Last Updated on October 14, 2020
Le Guin Reminds Us To Take A Breath
The climate is in crisis, and humanity appears bent on aggravating our problems rather than resolving them. When I feel the intensity of the grind and all the work needed to improve our society, I try to find a moment to take a breath and zoom out. In that instance, I am reminded of a quote from author Ursula K. Le Guin.
In her phenomenal book The Dispossessed, she writes, “If you can see a thing whole, it seems that it’s always beautiful. Planet, lives…But close up, a world’s all dirt and rocks. And day to day, life’s a hard job, you get tired, you lose the pattern. You need distance, interval.” To put it simply, we just need to take the time put in a little distance and perspective. To fully appreciate the whole, and imagine the bigger picture.
Le Guin’s Lasting Influence
I first read Le Guin back in high school, burning through The Wizard of Earthsea series pretty quick. But it wasn’t until university, that I discovered The Dispossessed. It’s a story about a man (Shevek) who questions his place in society, as well as the entire social order of his lunar colony. His is an anarchist civilization that has spurred the ways and tendencies of capitalism. However, very early on he wonders about the other. How do they function, create, and live beyond his tiny planet. And so, he visits another world in the hopes of learning more.
It makes for a great read, with plenty of interesting questions and insight. Indeed, that’s where I pulled the title quote from. The characters in Le Guin’s books, although they might be on another world, really offer up a means of better understanding our own. There are so many great questions, and possible considerations, it’s clear why Le Guin has had such an influential legacy.
Documentary Film: Worlds of Ursula K. Le Guin (2018)
Facing The Climate Emergency
Given the context and magnitude of the global threat we now face, it makes sense to pull from some of humanity’s greatest thinkers. For me, this includes the great science fiction authors. They thought well ahead of their time, encouraging readers to question humanity’s path. Wether it be through artificial intelligence, bioengineering, or planetary colonization, science fiction has helped to set up a framework for contemplating the future.

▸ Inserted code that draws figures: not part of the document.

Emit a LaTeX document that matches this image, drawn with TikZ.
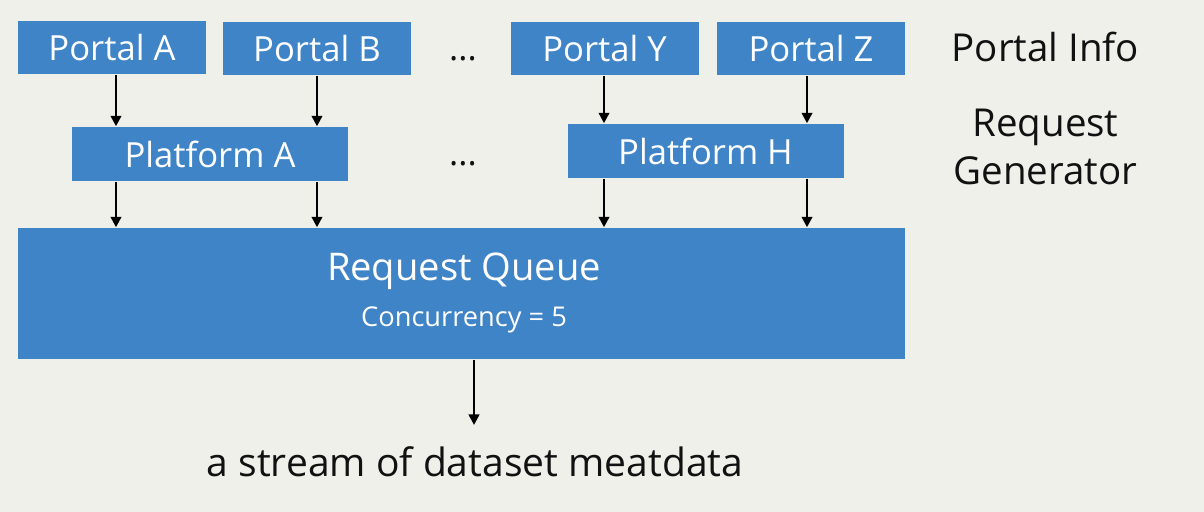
\documentclass[tikz,border=0pt]{standalone}
\usepackage{fontspec}
\setmainfont{Open Sans}
\usetikzlibrary{arrows.meta}

\definecolor{boxblue}{RGB}{63,132,198}
\definecolor{pagebg}{RGB}{240,240,235}
\definecolor{ink}{RGB}{17,17,17}

\tikzset{
	portal/.style={fill=boxblue, text=white, inner sep=0pt, minimum width=1.88cm, minimum height=0.53cm, font=\fontsize{9.85}{12}\selectfont},
	platform/.style={portal, minimum width=2.76cm, minimum height=0.54cm},
	queuebox/.style={fill=boxblue, inner sep=0pt, minimum width=8.87cm, minimum height=1.31cm},
	sidetext/.style={text=ink, inner sep=0pt, font=\fontsize{10.95}{13.66}\selectfont},
	flow/.style={-{Triangle[length=1.05mm,width=1.05mm]}, line width=0.7pt, draw=black},
}

\begin{document}
\begin{tikzpicture}

	\fill[pagebg] (0,0) rectangle (12.04,5.12);

	\node (portal_a) at (1.12,4.645) [portal] {Portal A};
	\node (portal_b) at (3.17,4.635) [portal] {Portal B};
	\node (portal_y) at (6.045,4.635) [portal] {Portal Y};
	\node (portal_z) at (8.11,4.635) [portal] {Portal Z};
	\node (platform_a) at (2.10,3.58) [platform] {Platform A};
	\node (platform_h) at (7.055,3.61) [platform] {Platform H};
	\node (queue) at (4.615,2.185) [queuebox] {};
	\node (queue_t) at (4.64,2.31) [anchor=base, sidetext, text=white, font=\fontsize{10.85}{13}\selectfont] {Request Queue};
	\node (queue_c) at (4.64,1.85) [anchor=base, sidetext, text=white, font=\fontsize{7.75}{9}\selectfont] {Concurrency = 5};
	\node (dots_1) at (4.63,4.51) [anchor=base, sidetext, font=\fontsize{9.85}{12}\selectfont] {...};
	\node (dots_2) at (4.63,3.46) [anchor=base, sidetext, font=\fontsize{9.85}{12}\selectfont] {...};
	\node (info) at (10.455,4.50) [anchor=base, sidetext] {Portal Info};
	\node (gen) at (10.455,3.27) [anchor=base, sidetext, align=center] {Request\\Generator};
	\node (stream) at (4.75,0.35) [anchor=base, sidetext, font=\fontsize{11.1}{13}\selectfont] {a stream of dataset meatdata};

	\coordinate (col_a) at (1.16,0);
	\coordinate (col_b) at (3.17,0);
	\coordinate (col_y) at (6.04,0);
	\coordinate (col_z) at (8.07,0);
	\coordinate (out_end) at (4.74,0.87);

	\draw[flow] (portal_a.south -| col_a) -- (platform_a.north -| col_a);
	\draw[flow] (portal_b.south -| col_b) -- (platform_a.north -| col_b);
	\draw[flow] (portal_y.south -| col_y) -- (platform_h.north -| col_y);
	\draw[flow] (portal_z.south -| col_z) -- (platform_h.north -| col_z);
	\draw[flow] (platform_a.south -| col_a) -- (queue.north -| col_a);
	\draw[flow] (platform_a.south -| col_b) -- (queue.north -| col_b);
	\draw[flow] (platform_h.south -| col_y) -- (queue.north -| col_y);
	\draw[flow] (platform_h.south -| col_z) -- (queue.north -| col_z);
	\draw[flow] (queue.south -| out_end) -- (out_end);

\end{tikzpicture}
\end{document}
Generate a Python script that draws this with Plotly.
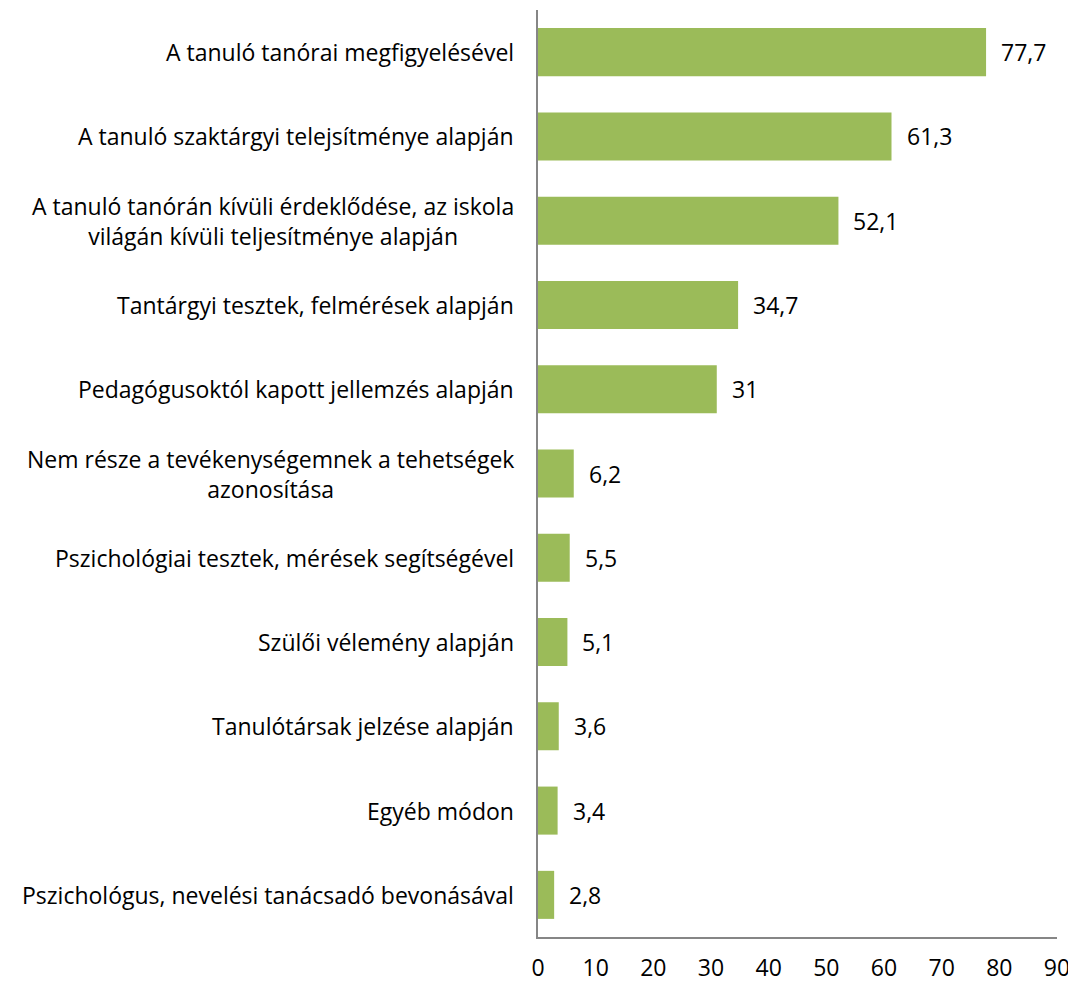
import plotly.graph_objects as go

categories = [
    "A tanuló tanórai megfigyelésével",
    "A tanuló szaktárgyi telejsítménye alapján",
    "A tanuló tanórán kívüli érdeklődése, az iskola<br>világán kívüli teljesítménye alapján",
    "Tantárgyi tesztek, felmérések alapján",
    "Pedagógusoktól kapott jellemzés alapján",
    "Nem része a tevékenységemnek a tehetségek<br>azonosítása",
    "Pszichológiai tesztek, mérések segítségével",
    "Szülői vélemény alapján",
    "Tanulótársak jelzése alapján",
    "Egyéb módon",
    "Pszichológus, nevelési tanácsadó bevonásával",
]
values = [77.7, 61.3, 52.1, 34.7, 31, 6.2, 5.5, 5.1, 3.6, 3.4, 2.8]
value_labels = ["77,7", "61,3", "52,1", "34,7", "31", "6,2", "5,5", "5,1", "3,6", "3,4", "2,8"]
x_ticks = [0, 10, 20, 30, 40, 50, 60, 70, 80, 90]

FONT = "'Open Sans', sans-serif"
FS = 23
ids = list(range(len(categories)))

fig = go.Figure()
fig.add_trace(go.Bar(
    x=values, y=ids, orientation="h",
    marker=dict(color="#9BBB59", line=dict(width=0)),
    hoverinfo="skip",
))

for i, (v, lab, cat) in enumerate(zip(values, value_labels, categories)):
    fig.add_annotation(x=v, y=i, xref="x", yref="y", text=lab, showarrow=False,
                       xanchor="left", xshift=13, font=dict(size=FS, color="#000", family=FONT))
    fig.add_annotation(x=0, y=i, xref="paper", yref="y", text=cat, showarrow=False,
                       xanchor="right", align="center", xshift=-22,
                       font=dict(size=FS, color="#000", family=FONT))

fig.update_layout(
    width=1068, height=977,
    margin=dict(l=530, r=19, t=2, b=45),
    plot_bgcolor="white", paper_bgcolor="white",
    bargap=0.43, showlegend=False,
    font=dict(family=FONT, size=FS, color="#000"),
)
fig.update_xaxes(range=[0, 90], tickvals=x_ticks, showgrid=False, zeroline=False,
                 showline=True, linecolor="#868686", linewidth=1.5, ticks="",
                 tickfont=dict(size=FS, color="#000"), ticklabelstandoff=10,
                 ticklabeloverflow="allow")
fig.update_yaxes(range=[len(categories) - 0.5, -0.5], showgrid=False, zeroline=False,
                 showline=True, linecolor="#868686", linewidth=1.5, ticks="",
                 showticklabels=False)

fig.write_html("out.html")
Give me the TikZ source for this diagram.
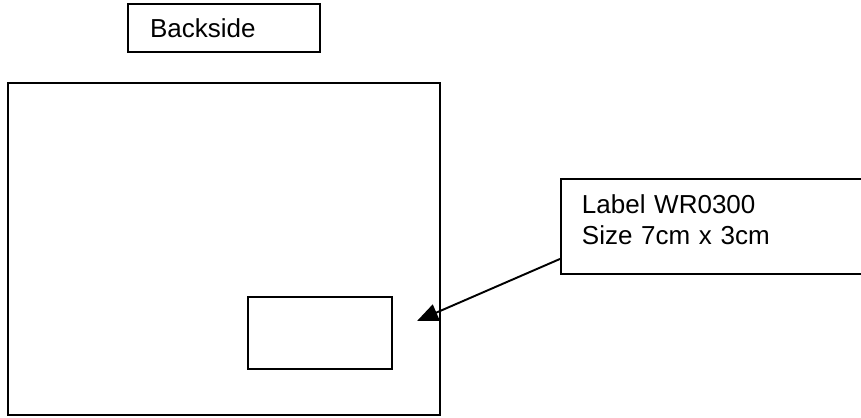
\documentclass[tikz,border=0pt]{standalone}
\usepackage{fontspec}
\setmainfont{Liberation Sans}
\usetikzlibrary{arrows.meta}
\tikzset{
  frame/.style={draw=black, line width=1.1pt},
  tagbox/.style={frame, align=left, inner ysep=0pt, font=\fontsize{14.8}{17.6}\selectfont}
}
\begin{document}
\begin{tikzpicture}[x=0.02cm, y=-0.02cm]
\clip (0,0) rectangle (861,418); % page size in pixels
\node[tagbox, minimum width=3.84cm, minimum height=0.96cm, text width=2.96cm, inner xsep=0.44cm] (backside) at (224,28) {Backside};
\draw[frame] (8,83) rectangle (440,415); % the board
\draw[frame] (248,297) rectangle (392,369); % where the label goes
\node[tagbox, anchor=north west, minimum height=1.9cm, text width=7cm, text depth=0.88cm, inner xsep=0.42cm] (info) at (560,178) {Label WR0300\\Size 7cm x 3cm};
\coordinate (tip) at (417,321);
\draw[line width=1.1pt, -{Triangle[length=12pt, width=10pt]}] ([yshift=-0.65cm]info.west) -- (tip);
\end{tikzpicture}
\end{document}
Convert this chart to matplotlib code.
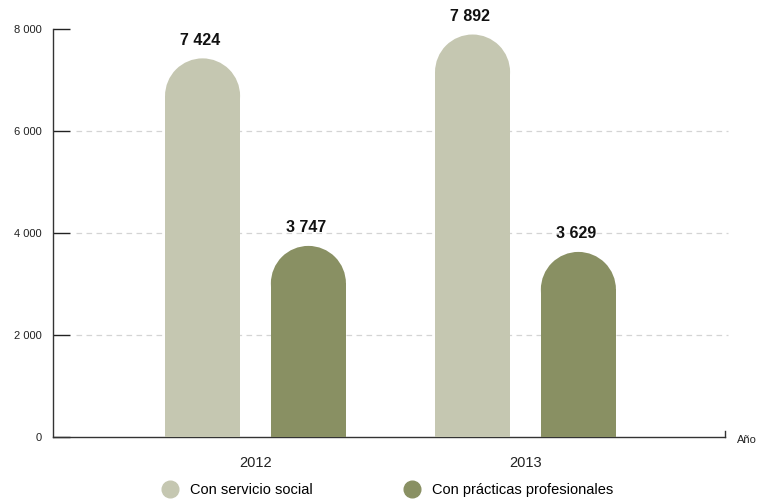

In this regard, Ursula Le Guin offered up worlds to test out our ideas and experiments. The Dispossessed for one encouraged readers to examine what alternate societies might look like. We know our current economic formula of infinite growth on a finite planet is clearly unsustainable. So what happens when we question the narrative. What might an ideal society look like instead? Heavy questions, but they are clearly worth asking. It helps to take a breather, zoom out, and consider the big picture.